Du unterstützt als Botschafter das Wahlprojekt Kinder- und
Jugendwahl U18. Wie wichtig ist dir die Zusammenarbeit mit Kindern und Jugendlichen?

„Ehrlich gesagt bekomme ich die gar nicht richtig mit, weil wir im Studio in der Regel keine Zuschauer haben. Außerdem mache ich die meisten Sendungen eigentlich für mich. Ich versuche nicht, mir zu überlegen, was eine ominöse Zielgruppe vielleicht am liebsten sehen würde, sondern die Sendung so zu machen, wie es mir gefällt, sodass ich auch Spaß daran habe, wenn ich sie im
Fernsehen sehe.“

Also würdest du sagen, du hast eigentlich keine Zielgruppe?

„Ja, das würde ich behaupten. Ich habe keine Zielgruppe. Offiziell gibt es natürlich Zielgruppen, aber wenn ich Sachen mache, dann mache ich die
in erster Linie für mich.“

Trotzdem sehen dir natürlich größtenteils Kinder zu. Siehst du dich in gewisser Weise auch als Vorbild? Oder denkst du, du hast eine gewisse Verantwortlichkeit, die mit deiner Arbeit einhergeht?

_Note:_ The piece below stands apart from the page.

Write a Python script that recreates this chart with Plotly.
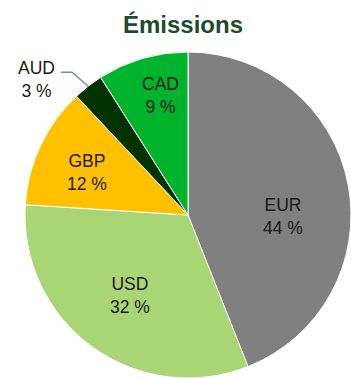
import math
import plotly.graph_objects as go

currencies = ["EUR", "USD", "GBP", "AUD", "CAD"]
shares = [44, 32, 12, 3, 9]
slice_colors = ["#808080", "#A9D574", "#FFC000", "#003300", "#00B32D"]
outside_label = "AUD"

# label placement inside each slice: fraction of radius and angular nudge (deg)
label_radius_frac = [0.58, 0.61, 0.67, None, 0.75]
label_angle_nudge = [12, 0, -2.5, None, 3]

W, H = 351, 378
FONT = "Liberation Sans, Arial, sans-serif"
LABEL_SIZE = 17.5
TEXT_COLOR = "#1a1a1a"

# pie domain in pixels (left, right, top, bottom)
px_left, px_right, px_top, px_bottom = 25, 351, 52, 378
dom_x = [px_left / W, px_right / W]
dom_y = [1 - px_bottom / H, 1 - px_top / H]

fig = go.Figure(
    go.Pie(
        labels=currencies,
        values=shares,
        sort=False,
        direction="clockwise",
        rotation=0,
        marker=dict(colors=slice_colors, line=dict(color="white", width=1)),
        textinfo="none",
        domain=dict(x=dom_x, y=dom_y),
        hoverinfo="label+percent",
        showlegend=False,
    )
)

cx = (px_left + px_right) / 2
cy = (px_top + px_bottom) / 2
radius = min(px_right - px_left, px_bottom - px_top) / 2
total = sum(shares)


def to_paper(x, y):
    return x / W, 1 - y / H


def mid_angle(i):
    return 360 * (sum(shares[:i]) + shares[i] / 2) / total


def polar(angle_deg, r):
    t = math.radians(angle_deg)
    return cx + r * math.sin(t), cy - r * math.cos(t)


# labels inside the slices
for i, cur in enumerate(currencies):
    if cur == outside_label:
        continue
    x, y = polar(mid_angle(i) + label_angle_nudge[i], radius * label_radius_frac[i])
    ax, ay = to_paper(x, y)
    fig.add_annotation(
        x=ax, y=ay, xref="paper", yref="paper",
        xanchor="center", yanchor="middle", align="center",
        showarrow=False,
        text=f"{cur}<br>{shares[i]} %",
        font=dict(family=FONT, size=LABEL_SIZE, color=TEXT_COLOR),
    )

# leader line and label for the small slice
idx = currencies.index(outside_label)
rim_x, rim_y = polar(mid_angle(idx), radius)
elbow_x, elbow_y = rim_x - 16, rim_y - 14
start_x = elbow_x - 11

p0, p1, p2 = to_paper(start_x, elbow_y), to_paper(elbow_x, elbow_y), to_paper(rim_x, rim_y)
fig.add_shape(
    type="path",
    xref="paper",
    yref="paper",
    path=f"M {p0[0]},{p0[1]} L {p1[0]},{p1[1]} L {p2[0]},{p2[1]}",
    line=dict(color="#7F8A96", width=1.5),
)
lx, ly = to_paper(start_x - 4, elbow_y - 16)
fig.add_annotation(
    x=lx, y=ly, xref="paper", yref="paper",
    xanchor="right", yanchor="top", align="center",
    showarrow=False,
    text=f"{outside_label}<br>{shares[idx]} %",
    font=dict(family=FONT, size=LABEL_SIZE, color=TEXT_COLOR),
)

fig.update_layout(
    width=W,
    height=H,
    margin=dict(l=0, r=0, t=0, b=0),
    paper_bgcolor="white",
    title=dict(
        text="<b>Émissions</b>",
        x=183 / W,
        xanchor="center",
        y=1 - 25 / H,
        yanchor="middle",
        font=dict(family=FONT, size=24, color="#1E4D2B"),
    ),
)

fig.write_html("out.html")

„Ja. Ich würde zum Beispiel keine Werbung für irgendwelche Produkte machen. Und ich gehe auch nicht bei Rot über die Ampel. Ich bin ganz gelassen und kann auch um drei Uhr nachts bei Rot stehen bleiben. Es gibt nämlich nichts Blöderes, als wenn irgendwelche Eltern sagen: ,Ich hab da aber den Ralph Caspers gesehen, der bei Rot über die Ampel gegangen ist, das ist aber kein gutes Vorbild. Ich hab’s nicht eilig.“

Und wie steht es mit deiner Vorbildfunktion auf dem Bildschirm? Die Sendung ,Du bist kein Werwolf hat auch einen psychologischen Faktor, da Jugendliche bei ihren Problemen in der Pubertät beraten werden. Machst du dir dabei auch Gedanken um deinen Einfluss auf die Zuschauer?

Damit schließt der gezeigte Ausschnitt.